The other thing our Quickbase scheduling app does is helps us keep track of mandated certifications. Before, if we needed to know if someone’s CPR certification was current or if a telecommunicator had the right qualifications to take certain kinds of calls, there was no easy way to tell because we had paper files all over the place. Now we can see all certification records online, including those that are about to expire. Supervisors are notified 90 days prior to an expiration so we are always in compliance.
With just this one app we have been able to streamline scheduling and reduce paper-based office processes, such as quality improvement, by 90%
As one of Quickbase’s first certified builders, can you talk about how that experience led to the creation of a new tool that is helping New Orleans 9-1-1 save more lives?
I learned about Open API calls in an online Quickbase University course while studying for my certification exam.
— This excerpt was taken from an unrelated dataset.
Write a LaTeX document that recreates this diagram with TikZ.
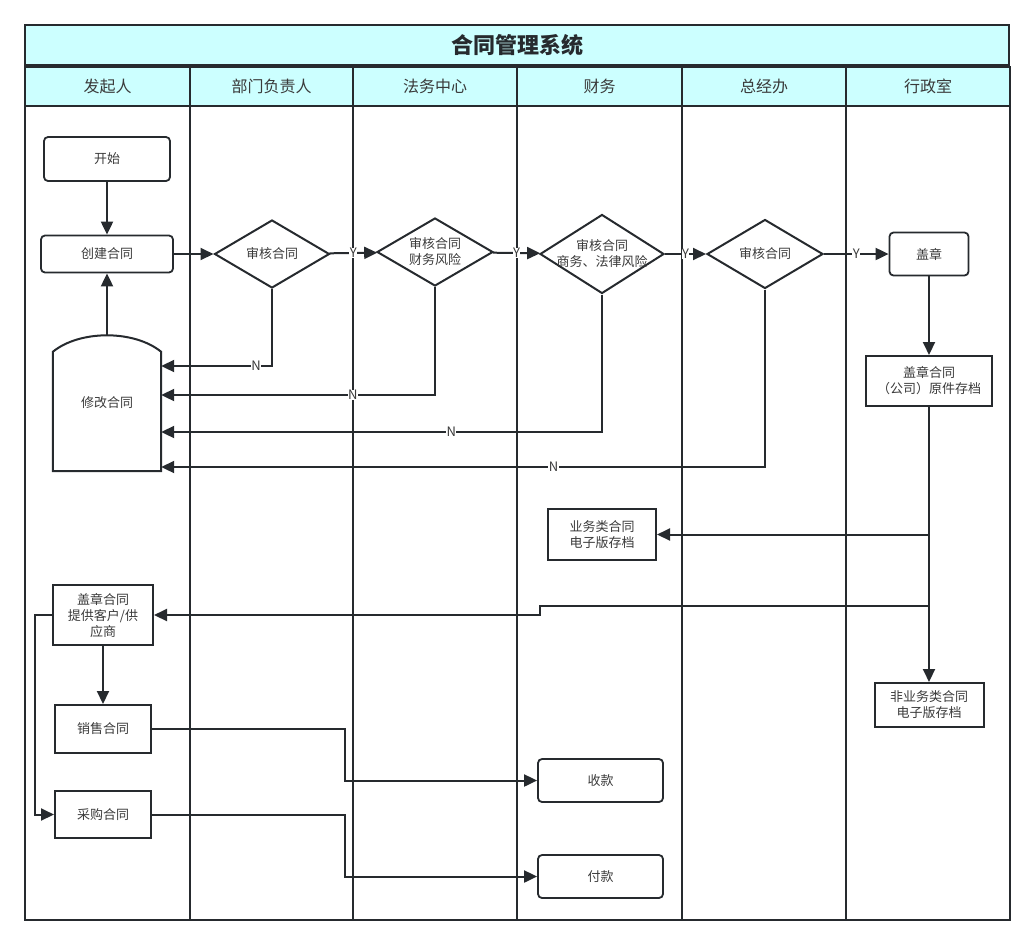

Putting them to use has helped strengthened our ability to protect and serve the public because it enables us to instantly access information in other databases.
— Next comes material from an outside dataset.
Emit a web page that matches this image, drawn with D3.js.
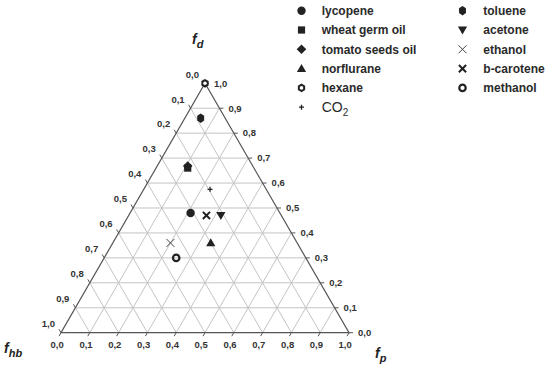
<!DOCTYPE html>
<html>
<head>
<meta charset="utf-8">
<script src="https://cdn.jsdelivr.net/npm/d3@7"></script>
<style>
  body { margin: 0; background: #fff; }
  svg { font-family: "Liberation Sans", Arial, sans-serif; }
  .grid { stroke: #c4c4c4; stroke-width: 1; fill: none; }
  .edge { stroke: #555; stroke-width: 1.2; fill: none; }
  .tick { stroke: #555; stroke-width: 1; }
  .tickLabel { font-size: 9.5px; font-weight: bold; fill: #333; }
  .legendText { font-size: 12px; font-weight: bold; fill: #2a2a2a; }
  .axisTitle { font-size: 14px; font-weight: bold; font-style: italic; fill: #222; }
</style>
</head>
<body>
<script>
// solvent data (fractions)
var names = ["lycopene", "wheat germ oil", "tomato seeds oil", "norflurane", "hexane", "CO2",
             "toluene", "acetone", "ethanol", "b-carotene", "methanol"];
var fdValues  = [0.48, 0.66, 0.668, 0.36, 1.00, 0.575, 0.86, 0.47, 0.36, 0.47, 0.30];
var fpValues  = [0.21, 0.11, 0.106, 0.34, 0.00, 0.23, 0.055, 0.32, 0.20, 0.27, 0.25];
var fhbValues = [0.31, 0.23, 0.226, 0.30, 0.00, 0.195, 0.085, 0.21, 0.44, 0.26, 0.45];
var symbols = ["circle", "square", "diamond", "triangle", "hexring", "plus",
               "hexagon", "down", "thinx", "boldx", "ring"];
var tickValues = d3.range(0, 11).map(function (i) { return i / 10; });
var tickFormat = function (v) { return v.toFixed(1).replace(".", ","); };

var width = 550, height = 371;
var leftX = 61, rightX = 349, baseY = 332.7;
var side = rightX - leftX;
var apexY = baseY - side * Math.sqrt(3) / 2;

var svg = d3.select("body").append("svg")
  .attr("width", width)
  .attr("height", height);

var xScale = d3.scaleLinear().domain([0, 1]).range([leftX, rightX]);
var yScale = d3.scaleLinear().domain([0, 1]).range([baseY, apexY]);

// ternary -> pixel
function px(fp, fd) { return xScale(fp + fd / 2); }
function py(fd) { return yScale(fd); }

// grid lines
var inner = tickValues.slice(1, 10);
var grid = svg.append("g");
inner.forEach(function (k) {
  // constant fd
  grid.append("line").attr("class", "grid")
    .attr("x1", px(0, k)).attr("y1", py(k))
    .attr("x2", px(1 - k, k)).attr("y2", py(k));
  // constant fp
  grid.append("line").attr("class", "grid")
    .attr("x1", px(k, 0)).attr("y1", py(0))
    .attr("x2", px(k, 1 - k)).attr("y2", py(1 - k));
  // constant fhb
  grid.append("line").attr("class", "grid")
    .attr("x1", px(1 - k, 0)).attr("y1", py(0))
    .attr("x2", px(0, 1 - k)).attr("y2", py(1 - k));
});

// triangle outline
svg.append("path").attr("class", "edge")
  .attr("d", "M" + px(0, 0) + "," + py(0) + "L" + px(1, 0) + "," + py(0) +
             "L" + px(0, 1) + "," + py(1) + "Z");

var ticks = svg.append("g");
var tl = 4;
tickValues.forEach(function (k) {
  // left edge: fhb, 0 at top -> 1 at bottom
  var lx = px(0, 1 - k), ly = py(1 - k);
  ticks.append("line").attr("class", "tick")
    .attr("x1", lx).attr("y1", ly)
    .attr("x2", lx - tl * 0.5).attr("y2", ly - tl * 0.866);
  ticks.append("text").attr("class", "tickLabel")
    .attr("x", lx - 6).attr("y", ly - 9 + 3.3)
    .attr("text-anchor", "end")
    .text(tickFormat(k));

  // right edge: fd, 1 at top -> 0 at bottom
  var rx = px(1 - k, k), ry = py(k);
  ticks.append("line").attr("class", "tick")
    .attr("x1", rx).attr("y1", ry)
    .attr("x2", rx + tl).attr("y2", ry);
  ticks.append("text").attr("class", "tickLabel")
    .attr("x", rx + 9).attr("y", ry + 3.3)
    .text(tickFormat(k));

  // bottom edge: fp
  var bx = px(k, 0), by = py(0);
  ticks.append("line").attr("class", "tick")
    .attr("x1", bx).attr("y1", by)
    .attr("x2", bx - tl * 0.5).attr("y2", by + tl * 0.866);
  ticks.append("text").attr("class", "tickLabel")
    .attr("x", bx - 3.8).attr("y", by + 15)
    .attr("text-anchor", "middle")
    .text(tickFormat(k));
});

// axis titles
function axisTitle(x, y, sub) {
  var t = svg.append("text").attr("class", "axisTitle").attr("x", x).attr("y", y);
  t.append("tspan").text("f");
  t.append("tspan").attr("dy", 4).style("font-size", "11px").text(sub);
}
axisTitle(192, 44, "d");
axisTitle(4, 353, "hb");
axisTitle(375, 358, "p");

// marker drawing
function hexPath(r, rx) {
  var pts = d3.range(6).map(function (i) {
    var a = Math.PI / 6 + i * Math.PI / 3;
    return [Math.cos(a) * rx, Math.sin(a) * r];
  });
  return "M" + pts.join("L") + "Z";
}

function drawMarker(g, type) {
  switch (type) {
    case "circle":
      g.append("circle").attr("r", 4.2).attr("fill", "#222");
      break;
    case "square":
      g.append("rect").attr("x", -3.6).attr("y", -3.6).attr("width", 7.2).attr("height", 7.2)
        .attr("fill", "#222");
      break;
    case "diamond":
      g.append("path").attr("d", "M0,-4.8L4.8,0L0,4.8L-4.8,0Z").attr("fill", "#222");
      break;
    case "triangle":
      g.append("path").attr("d", "M0,-4.6L4.6,3.4L-4.6,3.4Z").attr("fill", "#222");
      break;
    case "down":
      g.append("path").attr("d", "M0,4.6L4.6,-3.4L-4.6,-3.4Z").attr("fill", "#222");
      break;
    case "hexagon":
      g.append("path").attr("d", hexPath(4.8, 4.0)).attr("fill", "#222");
      break;
    case "hexring":
      g.append("path").attr("d", hexPath(4.4, 4.2)).attr("fill", "#222");
      g.append("circle").attr("r", 1.8).attr("fill", "#fff");
      break;
    case "ring":
      g.append("circle").attr("r", 3.2).attr("fill", "none")
        .attr("stroke", "#222").attr("stroke-width", 2.2);
      break;
    case "plus":
      g.append("path").attr("d", "M-2.5,0H2.5M0,-2.5V2.5")
        .attr("stroke", "#222").attr("stroke-width", 1.3);
      break;
    case "thinx":
      g.append("path").attr("d", "M-4,-4L4,4M-4,4L4,-4")
        .attr("stroke", "#444").attr("stroke-width", 1);
      break;
    case "boldx":
      g.append("path").attr("d", "M-3.6,-3.6L3.6,3.6M-3.6,3.6L3.6,-3.6")
        .attr("stroke", "#222").attr("stroke-width", 2);
      break;
  }
}

// data points
var points = svg.append("g");
names.forEach(function (n, i) {
  var g = points.append("g")
    .attr("transform", "translate(" + px(fpValues[i], fdValues[i]) + "," + py(fdValues[i]) + ")");
  drawMarker(g, symbols[i]);
});

// legend
var legendX = [301.5, 462.5];
var legendTextX = [321.7, 483.3];
var legendY0 = 10.7, legendStep = 19.3;
names.forEach(function (n, i) {
  var col = i < 6 ? 0 : 1;
  var row = col === 0 ? i : i - 6;
  var y = legendY0 + row * legendStep;
  var g = svg.append("g").attr("transform", "translate(" + legendX[col] + "," + y + ")");
  drawMarker(g, symbols[i]);
  var t = svg.append("text").attr("class", "legendText")
    .attr("x", legendTextX[col]).attr("y", y + 4.3);
  if (n === "CO2") {
    t.style("font-weight", "normal").style("font-size", "14px");
    t.append("tspan").text("CO");
    t.append("tspan").attr("dy", 4).style("font-size", "10px").text("2");
  } else {
    t.text(n);
  }
});
</script>
</body>
</html>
For instance, a call came in from the friend of a suicidal teen who was threatening to jump into the Mississippi river. Normally we would have to call all the carriers to find out if the teen’s number was theirs, so they could ping it and give us location coordinates for the phone. Now by linking an open API call with a third-party carrier lookup service, we just enter the number, click a button, and we instantly know which carrier to call. Every minute counts, and this feature has shaved about 10 minutes off our response time. It helped us save the life of that teen.
We also have a built-in integration with Everbridge, which acts as our city’s incident notification system. What that integration with Quickbase does is it eliminates the need to call, text, or email many different people in the event of a major incident. Notifications, with all the pertinent details included, happen instantly so we can mobilize a fast response—whether it’s a kidnapping, a fire, or a homicide. Non-incident notifications are also automatically generated and sent to local police departments to, for example, coordinate traffic for things like street or intersection closures.
Over the past 12 months you’ve added dozens of new features to your app. Can you give us a few highlights?
A very common challenge we were having is people calling in about stolen vehicles, which instead had been towed from an unauthorized area or repossessed. To address the situation, we now integrate our Quickbase platform with our Department of Public Works system and Beacon Software, which provides the technology for about 80% of the nation’s towing companies. Now when someone calls in about a stolen car, we can instantly determine if a police dispatch is needed or not, which helps us keep more officers on the street responding to high priority calls.
We also engaged Quickbase Solutions Provider, Juiced Technologies, to build an automated report generator for us. It has helped us turn a federally mandated report of major offenses, that used to take three hours to compile, into an instant report. Now, with just a few mouse clicks, it’s ready to publish to the media by 8:00 AM every morning.
Another thing that Quickbase has enabled us to do is help on a broader scale, whether that’s stabilizing a 9-1-1 center during a California wildfire or a Louisiana flood. The program used to be paper based so by the time we learned about a request it was often months old. Now I can instantly upload them, and we can send available people with the interest and right qualifications to help out anywhere in the country.
“When it comes to public safety, Quickbase has been instrumental in helping New Orleans 9-1-1 support fast, informed, and coordinated response across Police, Fire, and EMS services. It has also enabled our Agency to operate much more efficiently, and even helped us extend our services and expertise to assist others beyond our city walls.”